Other U.S. holidays that may have been somber in origin, such as Memorial Day or Martin Luther King, Jr.’s Birthday, similarly do not remind us of those we have lost or our own mortality, but are usually considered a day to take time off from work.
In the general absence of mourning rituals and holidays that connect all Americans, we may create rituals that gather us together as families and friends, to share memories sad, funny, and poignant, while we share that universal and life-affirming glue, food.
Which days work best for these remembrances? Lacking a national, synchronized holiday, we have personal choices to make. Will it be the anniversary of her death? Or will it be his birthday? How about her favorite holiday? Then again, there are holidays that may take on different meanings, such as Mother’s or Father’s Day.
Sometimes families, friends, and couples will come to a joint decision about the day. Other times, it’s a private, individual celebration. The choices and reasons are many, and what can be a good guide in all of this flexibility is how one feels about a certain day. Memorializing the anniversary of a death may feel right for the first year, and shifting to a birthday afterwards may signify a shift in emphasis from loss and yearning to integration and fond remembrance.
As America is a patchwork quilt of various cultures, this will factor into how one remembers, too. In some cultures, birthdays do not have particular importance, and it will feel more appropriate to remember someone by the day he died, and to notice how feelings and thoughts change from pain to peace over time on this anniversary.
Rituals are similarly created, based on how people would like to reconnect emotionally with the departed. For the Chinese, ancestors are remembered on major holidays with food connected to those holidays (think Thanksgiving turkey, Hanukkah latkes, or Easter ham). It would be just as normal—and satisfying—for Americans to make a favorite dessert, cook a favorite dish, or toast with a favorite drink to honor the memory of someone whom they have lost.

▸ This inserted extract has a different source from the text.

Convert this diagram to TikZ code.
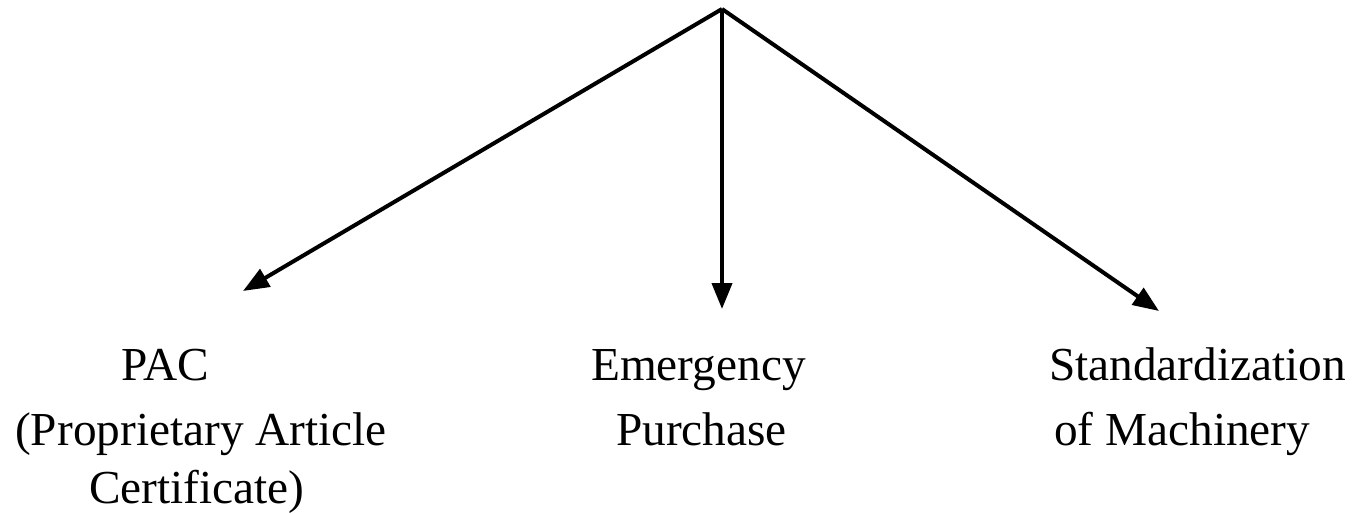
\documentclass[tikz,border=0pt]{standalone}
\usepackage{fontspec}
\setmainfont{Liberation Serif}
\usetikzlibrary{arrows.meta}
\begin{document}
\begin{tikzpicture}[x=1pt,y=-1pt,
  conn/.style={line width=4pt,-{Triangle[length=26pt,width=20pt]}},
  lbl/.style={inner sep=0pt,anchor=base west,font=\fontsize{47.3}{54}\selectfont}]
\useasboundingbox (0,0) rectangle (1355,514);
\coordinate (top) at (722,9);
\coordinate (tl) at (243,291);
\coordinate (tm) at (722,309);
\coordinate (tr) at (1159,311);
\draw[conn] (top) -- (tl);
\draw[conn] (top) -- (tm);
\draw[conn] (top) -- (tr);
\node[lbl] (pac) at (121,380) {PAC};
\node[lbl] (prop) at (15,445) {(Proprietary Article};
\node[lbl] (cert) at (89,503) {Certificate)};
\node[lbl] (emer) at (591,380) {Emergency};
\node[lbl] (purch) at (616,445) {Purchase};
\node[lbl] (stand) at (1049,380) {Standardization};
\node[lbl] (mach) at (1054,445) {of Machinery};
\end{tikzpicture}
\end{document}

Additionally, having activities can help soothe grief or focus on the continuity of life. Setting aside a plate of food, taking time off of work, sharing funny stories, or telling a picture “We love you and we miss you,” are simple and powerful ways to connect emotionally with the departed, and integrate them into our lives.
The use of special days and rituals can be a great comfort to us. It’s not always about the farewell; sometimes it’s about finding another way to say hello.